Aging, gender and APOE isotype modulate metabolism of Alzheimer's Aβ peptides and F 2 ‐isoprostanes in the absence of detectable amyloid deposits

Aging and apolipoprotein E ( APOE ) isoform are among the most consistent risks for the development of Alzheimer's disease (AD). Metabolic factors that modulate risk have been elusive, though oxidative reactions and their by‐products have been implicated in human AD and in transgenic mice with overt histological amyloidosis. We investigated the relationship between the levels of endogenous murine amyloid β (Aβ) peptides and the levels of a marker of oxidation in mice that never develop histological amyloidosis [i.e. APOE knockout (KO) mice with or without transgenic human APOE ɛ3 or human APOE ɛ4 alleles]. Aging‐, gender‐, and APOE ‐genotype‐dependent changes were observed for endogenous mouse brain Aβ40 and Aβ42 peptides. Levels of the oxidized lipid F 2 ‐isoprostane (F 2 ‐ iso Ps) in the brains of the same animals as those used for the Aβ analyses revealed aging‐ and gender‐dependent changes in APOE KO and in human APOE ɛ4 transgenic KO mice. Human APOE ɛ3 transgenic KO mice did not exhibit aging‐ or gender‐dependent increases in F 2 ‐ iso Ps. In general, the changes in the levels of brain F 2 ‐ iso Ps in mice according to age, gender, and APOE genotype mirrored the changes in brain Aβ levels, which, in turn, paralleled known trends in the risk for human AD. These data indicate that there exists an aging‐dependent, APOE ‐genotype‐sensitive rise in murine brain Aβ levels despite the apparent inability of the peptide to form histologically detectable amyloid.

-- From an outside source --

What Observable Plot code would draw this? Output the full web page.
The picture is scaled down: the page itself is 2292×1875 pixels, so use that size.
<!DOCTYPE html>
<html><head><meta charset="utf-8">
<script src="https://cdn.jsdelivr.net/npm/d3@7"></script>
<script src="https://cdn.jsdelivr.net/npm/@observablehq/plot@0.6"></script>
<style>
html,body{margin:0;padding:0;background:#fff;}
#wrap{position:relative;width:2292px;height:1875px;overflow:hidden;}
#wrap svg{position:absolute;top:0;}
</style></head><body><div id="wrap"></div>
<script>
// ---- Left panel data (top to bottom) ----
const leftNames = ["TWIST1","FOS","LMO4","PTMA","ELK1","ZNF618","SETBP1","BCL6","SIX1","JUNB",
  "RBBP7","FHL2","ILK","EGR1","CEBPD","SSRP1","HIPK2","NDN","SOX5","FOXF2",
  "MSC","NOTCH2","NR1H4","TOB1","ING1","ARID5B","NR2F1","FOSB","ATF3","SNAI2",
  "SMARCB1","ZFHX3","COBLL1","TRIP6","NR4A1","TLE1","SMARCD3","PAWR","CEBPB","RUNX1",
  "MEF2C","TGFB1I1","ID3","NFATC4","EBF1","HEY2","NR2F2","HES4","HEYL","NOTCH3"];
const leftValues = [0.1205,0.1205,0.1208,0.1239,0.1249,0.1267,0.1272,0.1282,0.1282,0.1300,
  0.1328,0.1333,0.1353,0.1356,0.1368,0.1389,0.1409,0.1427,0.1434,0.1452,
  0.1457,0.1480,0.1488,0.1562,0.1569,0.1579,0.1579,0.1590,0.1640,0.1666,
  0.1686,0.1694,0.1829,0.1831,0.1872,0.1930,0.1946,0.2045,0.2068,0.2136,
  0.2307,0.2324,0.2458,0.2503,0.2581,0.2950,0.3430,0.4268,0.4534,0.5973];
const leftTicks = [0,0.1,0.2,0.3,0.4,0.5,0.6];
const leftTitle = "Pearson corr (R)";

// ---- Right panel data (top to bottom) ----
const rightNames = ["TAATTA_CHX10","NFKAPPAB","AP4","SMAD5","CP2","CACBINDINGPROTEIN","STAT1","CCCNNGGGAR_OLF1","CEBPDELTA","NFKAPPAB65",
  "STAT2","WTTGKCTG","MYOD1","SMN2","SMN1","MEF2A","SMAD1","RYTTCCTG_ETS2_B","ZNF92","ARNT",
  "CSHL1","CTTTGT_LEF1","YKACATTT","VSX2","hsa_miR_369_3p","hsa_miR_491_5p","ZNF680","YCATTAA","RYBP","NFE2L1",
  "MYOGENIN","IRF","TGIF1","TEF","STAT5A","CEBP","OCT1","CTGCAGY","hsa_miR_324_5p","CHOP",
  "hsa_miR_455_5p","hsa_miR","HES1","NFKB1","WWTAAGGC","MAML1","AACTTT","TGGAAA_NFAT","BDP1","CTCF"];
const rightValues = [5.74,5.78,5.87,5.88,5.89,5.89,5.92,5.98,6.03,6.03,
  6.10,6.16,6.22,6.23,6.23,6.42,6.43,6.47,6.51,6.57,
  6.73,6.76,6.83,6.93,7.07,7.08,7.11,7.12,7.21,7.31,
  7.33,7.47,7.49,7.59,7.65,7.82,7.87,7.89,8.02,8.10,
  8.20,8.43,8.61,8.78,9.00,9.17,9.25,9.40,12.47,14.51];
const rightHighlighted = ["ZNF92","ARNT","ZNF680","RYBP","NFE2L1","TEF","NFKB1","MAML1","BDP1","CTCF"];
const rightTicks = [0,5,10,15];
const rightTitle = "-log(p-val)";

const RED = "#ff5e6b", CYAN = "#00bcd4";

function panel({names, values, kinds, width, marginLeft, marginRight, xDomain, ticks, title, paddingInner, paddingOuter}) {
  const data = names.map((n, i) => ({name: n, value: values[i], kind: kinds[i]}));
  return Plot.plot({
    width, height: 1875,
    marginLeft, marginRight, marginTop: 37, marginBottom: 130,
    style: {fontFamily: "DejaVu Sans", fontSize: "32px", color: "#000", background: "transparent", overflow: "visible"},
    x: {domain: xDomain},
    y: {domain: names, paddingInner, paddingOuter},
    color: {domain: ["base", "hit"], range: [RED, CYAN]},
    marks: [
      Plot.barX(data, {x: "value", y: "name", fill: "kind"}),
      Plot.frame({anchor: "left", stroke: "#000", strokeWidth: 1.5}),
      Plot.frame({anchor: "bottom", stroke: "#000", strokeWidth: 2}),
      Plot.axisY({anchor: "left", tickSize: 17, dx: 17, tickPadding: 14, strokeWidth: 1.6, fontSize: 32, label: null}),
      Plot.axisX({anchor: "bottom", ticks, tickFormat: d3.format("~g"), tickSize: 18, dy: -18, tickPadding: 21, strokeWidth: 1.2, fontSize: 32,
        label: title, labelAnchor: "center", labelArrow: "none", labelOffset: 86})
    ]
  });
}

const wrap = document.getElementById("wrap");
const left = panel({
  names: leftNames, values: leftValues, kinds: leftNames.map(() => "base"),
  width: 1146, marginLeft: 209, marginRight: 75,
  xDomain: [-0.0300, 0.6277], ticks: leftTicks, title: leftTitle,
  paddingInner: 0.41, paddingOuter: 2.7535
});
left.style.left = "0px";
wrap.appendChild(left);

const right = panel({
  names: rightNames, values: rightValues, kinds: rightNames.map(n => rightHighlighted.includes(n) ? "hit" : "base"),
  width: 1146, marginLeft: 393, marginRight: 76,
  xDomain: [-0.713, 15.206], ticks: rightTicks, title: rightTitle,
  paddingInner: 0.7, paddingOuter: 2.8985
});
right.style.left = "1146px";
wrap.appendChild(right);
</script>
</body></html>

Human APOE ɛ3, but not human APOE ɛ4, can apparently prevent the aging‐dependent rise in murine brain Aβ levels, consistent with the relative risk for AD associated with these genotypes. The fidelity of the brain Aβ/F 2 ‐ iso P relationship across multiple relevant variables supports the hypothesis that oxidized lipids play a role in AD pathogenesis, as has been suggested by recent evidence that F 2 ‐ iso Ps can stimulate Aβ generation and aggregation.